*Data shown:*
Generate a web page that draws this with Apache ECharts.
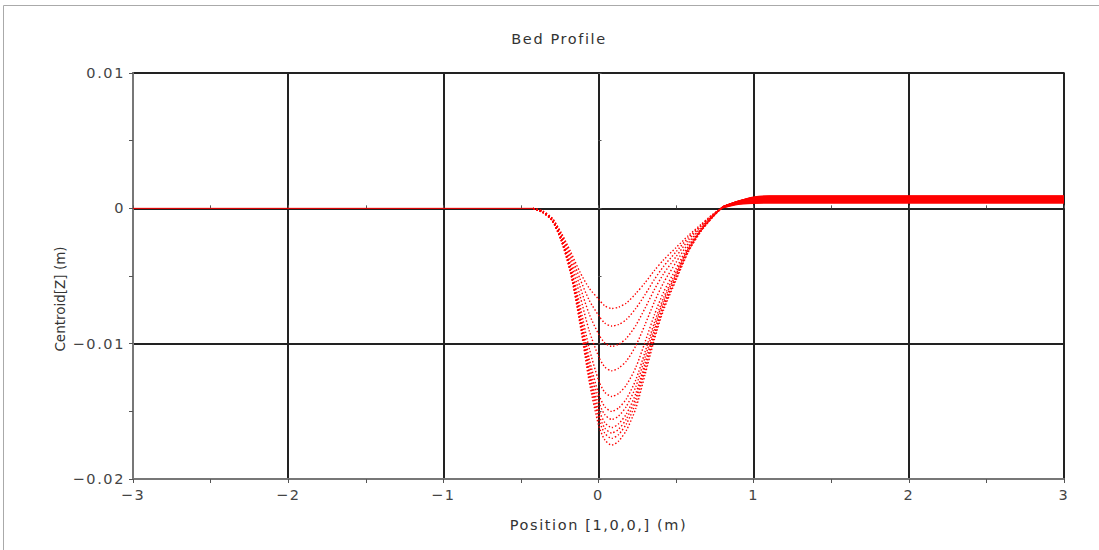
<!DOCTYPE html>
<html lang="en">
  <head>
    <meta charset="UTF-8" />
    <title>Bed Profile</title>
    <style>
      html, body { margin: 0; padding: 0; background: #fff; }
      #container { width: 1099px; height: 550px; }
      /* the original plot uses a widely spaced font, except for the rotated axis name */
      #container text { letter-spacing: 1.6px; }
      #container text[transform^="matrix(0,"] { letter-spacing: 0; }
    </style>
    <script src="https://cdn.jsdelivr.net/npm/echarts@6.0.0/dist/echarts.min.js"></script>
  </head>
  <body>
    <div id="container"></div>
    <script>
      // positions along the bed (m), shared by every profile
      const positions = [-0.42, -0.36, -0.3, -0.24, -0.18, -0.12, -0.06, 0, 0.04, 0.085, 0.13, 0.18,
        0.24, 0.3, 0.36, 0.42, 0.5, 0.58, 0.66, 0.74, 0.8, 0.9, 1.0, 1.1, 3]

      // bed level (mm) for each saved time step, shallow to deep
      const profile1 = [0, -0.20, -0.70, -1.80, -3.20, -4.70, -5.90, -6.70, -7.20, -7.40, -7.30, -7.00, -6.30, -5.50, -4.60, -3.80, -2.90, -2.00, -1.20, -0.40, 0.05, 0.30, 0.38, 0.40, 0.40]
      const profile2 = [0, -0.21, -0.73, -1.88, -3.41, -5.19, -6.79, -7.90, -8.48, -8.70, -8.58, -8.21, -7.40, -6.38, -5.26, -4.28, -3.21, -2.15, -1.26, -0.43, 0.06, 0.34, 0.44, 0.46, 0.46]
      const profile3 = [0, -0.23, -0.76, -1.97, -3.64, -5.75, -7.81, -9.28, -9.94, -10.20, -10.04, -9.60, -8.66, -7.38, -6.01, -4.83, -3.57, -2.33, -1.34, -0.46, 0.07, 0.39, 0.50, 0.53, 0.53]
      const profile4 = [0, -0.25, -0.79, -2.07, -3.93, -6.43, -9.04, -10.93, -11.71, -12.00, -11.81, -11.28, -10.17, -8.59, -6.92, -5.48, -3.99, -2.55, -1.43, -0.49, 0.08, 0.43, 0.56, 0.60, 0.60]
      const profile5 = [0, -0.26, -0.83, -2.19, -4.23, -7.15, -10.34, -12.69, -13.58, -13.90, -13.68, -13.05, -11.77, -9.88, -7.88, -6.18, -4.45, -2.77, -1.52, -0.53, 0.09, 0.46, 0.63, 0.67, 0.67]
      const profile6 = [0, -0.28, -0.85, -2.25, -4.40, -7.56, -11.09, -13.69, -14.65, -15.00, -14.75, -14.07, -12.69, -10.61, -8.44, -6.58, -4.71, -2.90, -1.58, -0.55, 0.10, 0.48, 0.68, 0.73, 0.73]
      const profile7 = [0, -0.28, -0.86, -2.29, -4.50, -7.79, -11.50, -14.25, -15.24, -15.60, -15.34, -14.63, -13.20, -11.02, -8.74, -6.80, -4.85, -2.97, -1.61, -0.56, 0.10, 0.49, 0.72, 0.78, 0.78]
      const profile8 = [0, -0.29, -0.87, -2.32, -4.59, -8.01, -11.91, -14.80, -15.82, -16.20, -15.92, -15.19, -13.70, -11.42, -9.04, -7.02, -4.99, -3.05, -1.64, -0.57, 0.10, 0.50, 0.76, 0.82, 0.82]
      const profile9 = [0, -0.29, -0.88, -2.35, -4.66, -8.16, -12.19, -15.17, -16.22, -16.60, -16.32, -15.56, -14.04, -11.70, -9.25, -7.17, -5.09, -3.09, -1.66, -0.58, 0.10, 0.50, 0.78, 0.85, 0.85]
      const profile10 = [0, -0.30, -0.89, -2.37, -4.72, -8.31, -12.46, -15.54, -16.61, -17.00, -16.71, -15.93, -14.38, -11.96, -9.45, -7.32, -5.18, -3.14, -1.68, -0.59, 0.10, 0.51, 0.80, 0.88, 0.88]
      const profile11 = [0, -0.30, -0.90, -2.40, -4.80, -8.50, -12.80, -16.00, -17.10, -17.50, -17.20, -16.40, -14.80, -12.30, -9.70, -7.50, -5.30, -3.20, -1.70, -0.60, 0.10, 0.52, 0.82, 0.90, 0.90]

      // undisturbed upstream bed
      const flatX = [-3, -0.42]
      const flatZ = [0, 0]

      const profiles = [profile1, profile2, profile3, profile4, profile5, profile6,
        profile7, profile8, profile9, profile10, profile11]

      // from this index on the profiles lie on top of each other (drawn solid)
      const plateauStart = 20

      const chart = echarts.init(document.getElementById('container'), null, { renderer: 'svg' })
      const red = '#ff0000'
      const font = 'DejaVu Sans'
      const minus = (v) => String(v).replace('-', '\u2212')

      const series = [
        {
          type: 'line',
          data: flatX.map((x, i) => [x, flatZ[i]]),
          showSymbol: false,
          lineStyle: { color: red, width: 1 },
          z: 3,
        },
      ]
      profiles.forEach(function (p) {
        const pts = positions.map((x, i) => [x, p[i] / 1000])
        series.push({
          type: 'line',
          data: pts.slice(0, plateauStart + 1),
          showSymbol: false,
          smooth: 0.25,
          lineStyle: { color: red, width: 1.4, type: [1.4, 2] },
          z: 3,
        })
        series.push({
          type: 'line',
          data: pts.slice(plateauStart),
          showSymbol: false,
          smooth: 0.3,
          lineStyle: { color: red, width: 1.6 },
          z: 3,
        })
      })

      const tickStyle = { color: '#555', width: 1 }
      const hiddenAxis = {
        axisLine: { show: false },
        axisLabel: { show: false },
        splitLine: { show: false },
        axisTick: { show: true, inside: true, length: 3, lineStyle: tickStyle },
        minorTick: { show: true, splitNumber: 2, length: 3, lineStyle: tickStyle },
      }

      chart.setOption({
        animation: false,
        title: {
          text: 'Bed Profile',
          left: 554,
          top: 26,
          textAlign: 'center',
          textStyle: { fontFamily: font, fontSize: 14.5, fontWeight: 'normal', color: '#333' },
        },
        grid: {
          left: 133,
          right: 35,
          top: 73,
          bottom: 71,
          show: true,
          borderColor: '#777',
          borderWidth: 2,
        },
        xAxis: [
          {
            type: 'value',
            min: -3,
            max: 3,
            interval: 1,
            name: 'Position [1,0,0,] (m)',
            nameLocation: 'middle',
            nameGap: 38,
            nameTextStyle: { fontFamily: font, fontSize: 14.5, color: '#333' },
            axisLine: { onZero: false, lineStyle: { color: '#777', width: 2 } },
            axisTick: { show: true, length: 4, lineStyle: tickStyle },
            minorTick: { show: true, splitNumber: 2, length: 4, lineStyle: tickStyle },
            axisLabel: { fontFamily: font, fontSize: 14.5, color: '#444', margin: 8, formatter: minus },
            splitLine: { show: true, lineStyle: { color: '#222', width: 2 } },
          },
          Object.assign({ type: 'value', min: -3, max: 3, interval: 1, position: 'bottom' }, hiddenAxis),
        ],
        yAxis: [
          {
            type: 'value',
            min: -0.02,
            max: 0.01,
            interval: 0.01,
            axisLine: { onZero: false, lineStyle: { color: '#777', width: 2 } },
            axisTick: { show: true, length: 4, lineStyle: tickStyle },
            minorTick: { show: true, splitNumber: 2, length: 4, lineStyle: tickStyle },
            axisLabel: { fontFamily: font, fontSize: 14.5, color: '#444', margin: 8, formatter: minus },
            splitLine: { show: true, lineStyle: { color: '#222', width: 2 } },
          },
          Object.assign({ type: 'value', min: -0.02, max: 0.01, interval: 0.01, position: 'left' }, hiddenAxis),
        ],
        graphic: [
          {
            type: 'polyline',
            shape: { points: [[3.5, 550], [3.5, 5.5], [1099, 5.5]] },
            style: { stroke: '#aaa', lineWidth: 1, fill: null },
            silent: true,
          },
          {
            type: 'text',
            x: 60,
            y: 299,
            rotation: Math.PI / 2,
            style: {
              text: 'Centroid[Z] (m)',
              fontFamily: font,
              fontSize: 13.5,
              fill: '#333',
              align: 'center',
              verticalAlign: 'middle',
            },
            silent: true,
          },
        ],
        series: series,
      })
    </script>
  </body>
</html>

*Stated goal:*
Begin at the top of the material above and output each line exactly, stopping after the line that holds "1.0, 1.1, 3]". Leave out pictures.

*Answer:*
Generate a web page that draws this with Apache ECharts.
<!DOCTYPE html>
<html lang="en">
  <head>
    <meta charset="UTF-8" />
    <title>Bed Profile</title>
    <style>
      html, body { margin: 0; padding: 0; background: #fff; }
      #container { width: 1099px; height: 550px; }
      /* the original plot uses a widely spaced font, except for the rotated axis name */
      #container text { letter-spacing: 1.6px; }
      #container text[transform^="matrix(0,"] { letter-spacing: 0; }
    </style>
    <script src="https://cdn.jsdelivr.net/npm/echarts@6.0.0/dist/echarts.min.js"></script>
  </head>
  <body>
    <div id="container"></div>
    <script>
      // positions along the bed (m), shared by every profile
      const positions = [-0.42, -0.36, -0.3, -0.24, -0.18, -0.12, -0.06, 0, 0.04, 0.085, 0.13, 0.18,
        0.24, 0.3, 0.36, 0.42, 0.5, 0.58, 0.66, 0.74, 0.8, 0.9, 1.0, 1.1, 3]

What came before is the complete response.